The Court and Ninth Circuit Bankruptcy Appellate Panel both held Section 549 applies given the check was cashed after the petition for relief under the bankruptcy code was filed. See Barnhill v. Johnson, 503 U.S. 393, 394-95 (1992). Prior to this Supreme Court of the United State case the Ninth Circuit held a “transfer” of an ordinary check is when delivered to the creditor, not on the date the check is honored. The Ninth Circuit now follows Barnhill as to when the transfer took place. Barnhill was a Section 547 preferential transfer case and not a Section 549 post-petition transfer case………
549(a) of the Bankruptcy Code and Section 550(a)(1)
Section 549(a) of the Bankruptcy Code permits the trustee to avoid a post-petition transfers of estate property and Section 550(a)(1) of the Bankruptcy Code permits the trustee to recover the amount of the avoidable transfer from the person or company the estate property was transferred to. For a trustee to recover pursuant to Section 549 a trustee will have to prove the post-petition transfer occurred after the filing of the bankruptcy petition and that the transfer was not authorized by either the bankruptcy code or the bankruptcy court. In the Ninth Circuit Bankruptcy Appellate Panel case the transfer was not authorized by the Bankruptcy Court or authorized by the Bankruptcy Code. After Barnhill a number of courts have held the “transfer” of an ordinary check is honored regarding Section 549 and Section 547. Consistency is key and I agree with that. See Guinn v. Oakwood Porps., Inc. (In re Oakwood Mkts., Inc.) 203 F.3d 406, 409 (6th Circuit 2000).
Section 101(54) Defines The Term “Transfer”
The Barnhill holding is not limited to Section 547 but also applicable to Section 549 given the definition of the term “transfer” is enumerated in Section 101(54) of the Bankruptcy Code. To hold otherwise would result in the inconsistent use the term “transfer.” The Barnhill holding overruled Tarver v. Trois Etoiles, Inc. (In re Trios Etoiles, Inc.), 78 B.R. 237, 239 (9th Circuit BAP 1987).
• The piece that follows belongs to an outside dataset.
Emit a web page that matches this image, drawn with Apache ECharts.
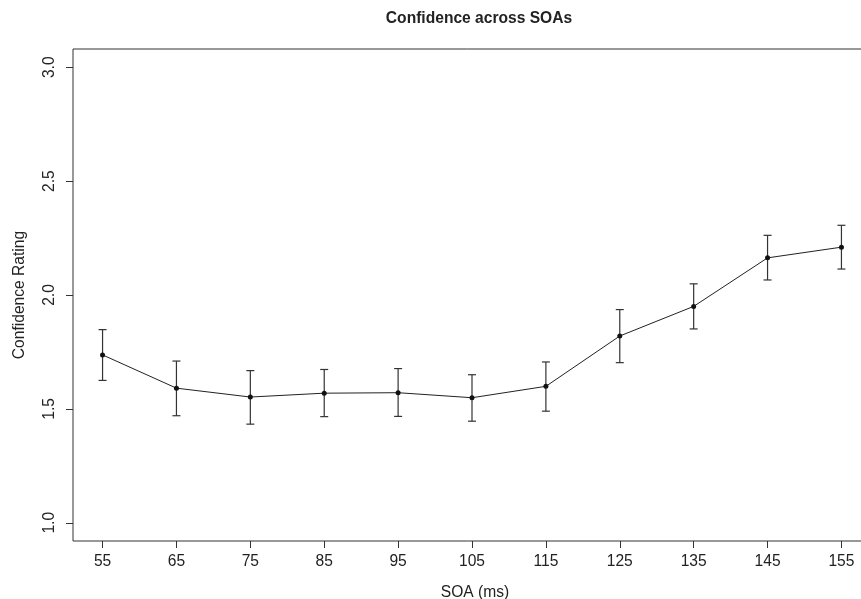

The date of deliver used to be controlling for both Section 547 and Section 549. In Barnhill the Supreme Court of the United States reasoned that upon delivery of the an ordinary check the payee of the check only obtains the right to funds held by the debtor. The payee of the check must make the affirmative step of presenting the check for deposit for the funds to be transferred and the actual “transfer” take place. Between delivery and depositing there could be any number of intervening events that prevent the check from ever being deposited, ever.